Britain all set to launch MoonLITE, few weeks after Chandryaan-1
It’s been weeks since Chandrayaan-1, India’s first unmanned moon mission, entered the lunar orbit flawlessly, and now its the turn of United Kingdom. With the aim to study the phenomenon of mysterious moonquakes Britain is all geared up to unveil its maiden moon mission.
A 100-million-pound unmanned mission, named ‘MoonLITE’ is being launched with the motive to better know the reasons behind the mysterious quakes that vibrate through the lunar rock.

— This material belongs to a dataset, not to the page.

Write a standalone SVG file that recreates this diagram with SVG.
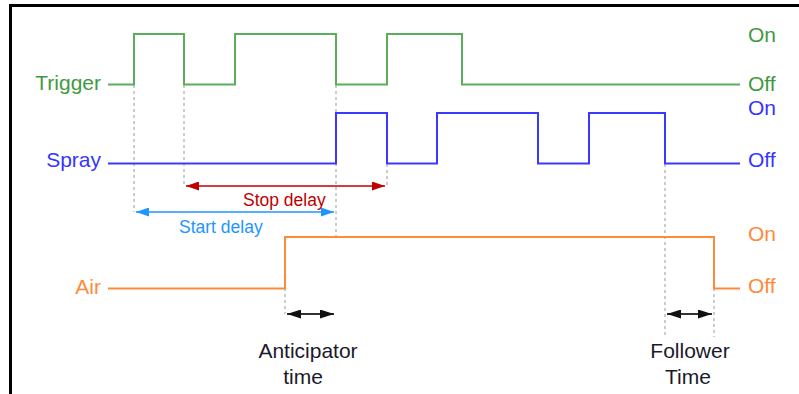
<svg xmlns="http://www.w3.org/2000/svg" width="799" height="394" viewBox="0 0 799 394">
<style>
  text { font-family: "Liberation Sans", Arial, sans-serif; }
  .lbl { font-size: 21px; }
  .sm { font-size: 17.5px; }
  .sig { fill: none; stroke-width: 2; }
  .dash { stroke: #9a9a9a; stroke-width: 1; stroke-dasharray: 3 3; fill: none; }
  .g { fill: #3f9a3f; }
  .b { fill: #3535ff; }
  .o { fill: #ff8a3a; }
</style>
<defs>
  <marker id="ar" viewBox="0 0 13 9" refX="13" refY="4.5" markerWidth="13" markerHeight="9" markerUnits="userSpaceOnUse" orient="auto-start-reverse">
    <path d="M0,0 L13,4.5 L0,9 z" fill="#c00000"/>
  </marker>
  <marker id="ab" viewBox="0 0 13 9" refX="13" refY="4.5" markerWidth="13" markerHeight="9" markerUnits="userSpaceOnUse" orient="auto-start-reverse">
    <path d="M0,0 L13,4.5 L0,9 z" fill="#1e96ff"/>
  </marker>
  <marker id="ak" viewBox="0 0 14 9" refX="14" refY="4.5" markerWidth="14" markerHeight="9" markerUnits="userSpaceOnUse" orient="auto-start-reverse">
    <path d="M0,0 L14,4.5 L0,9 z" fill="#111"/>
  </marker>
</defs>
<rect width="799" height="394" fill="#fff"/>
<path d="M10.5,394 V5.5 H799" fill="none" stroke="#000" stroke-width="3"/>

<g id="connectors">
  <path class="dash" d="M134,85 V212 M184,85 V186 M336,85 V237 M387,164 V186 M285,288 V314 M665,164 V337 M714,288 V337"/>
  <line x1="186" y1="186" x2="385" y2="186" stroke="#c00000" stroke-width="1.5" marker-start="url(#ar)" marker-end="url(#ar)"/>
  <line x1="136" y1="212" x2="334" y2="212" stroke="#1e96ff" stroke-width="1.5" marker-start="url(#ab)" marker-end="url(#ab)"/>
  <line x1="287" y1="314" x2="334" y2="314" stroke="#333" stroke-width="2" marker-start="url(#ak)" marker-end="url(#ak)"/>
  <line x1="667" y1="314" x2="712" y2="314" stroke="#333" stroke-width="2" marker-start="url(#ak)" marker-end="url(#ak)"/>
  <text class="sm" x="243" y="206" fill="#c00000">Stop delay</text>
  <text class="sm" x="179" y="233" fill="#1e96ff">Start delay</text>
</g>

<g id="trigger">
  <path class="sig" stroke="#5aad5a" d="M108,84.5 H134 V34 H184 V84.5 H235 V34 H336 V84.5 H387 V34 H462 V84.5 H740"/>
  <text class="lbl g" x="101" y="90" text-anchor="end">Trigger</text>
  <text class="lbl g" x="748" y="42">On</text>
  <text class="lbl g" x="748" y="91">Off</text>
</g>

<g id="spray">
  <path class="sig" stroke="#3a3aff" d="M108,163.5 H336 V113 H387 V163.5 H437 V113 H538 V163.5 H589 V113 H665 V163.5 H740"/>
  <text class="lbl b" x="101" y="167" text-anchor="end">Spray</text>
  <text class="lbl b" x="748" y="115">On</text>
  <text class="lbl b" x="748" y="167">Off</text>
</g>

<g id="air">
  <path class="sig" stroke="#ff8a3a" d="M108,288.5 H285 V237 H714 V288.5 H740"/>
  <text class="lbl o" x="101" y="294" text-anchor="end">Air</text>
  <text class="lbl o" x="748" y="241">On</text>
  <text class="lbl o" x="748" y="293">Off</text>
</g>

<g id="anticipator">
  <text class="lbl" x="308" y="358" text-anchor="middle" fill="#1a1a2a">Anticipator</text>
  <text class="lbl" x="303" y="384" text-anchor="middle" fill="#1a1a2a">time</text>
</g>

<g id="follower">
  <text class="lbl" x="690" y="358" text-anchor="middle" fill="#1a1a2a">Follower</text>
  <text class="lbl" x="688" y="384" text-anchor="middle" fill="#1a1a2a">Time</text>
</g>
</svg>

A report published in a well known UK based newspaper, said, “The launch of Moon Lightweight Interior and Telecommunications Experiment or MoonLITE, will be announced by science minister Lord Drayson next month after which engineers would work on the technical designs with an aim to launch the satellite between 2012 and 2014.”
The spacecraft, which would be backed by NASA, will also explore the chemical composition of the rocks and also search for water on the surface of the moon.
The scientists have been quite surprised to learn that moon suffers quakes, since the moon does not have the tectonic plate activity that causes quakes on the earth.
Ian Crawford, from the school of Earth sciences at Birkbeck College, University of London, was quoted as saying, “The moon still holds an awful lot of secrets. Most of what we know about the moon is from a relatively small area on the nearside of the moon and we have no samples or data from the far side.”
Crawford was one of the scientist who originally proposed the idea of MoonLITE. The mission would fire four suitcase-sized penetrator probes into different points around the lunar surface.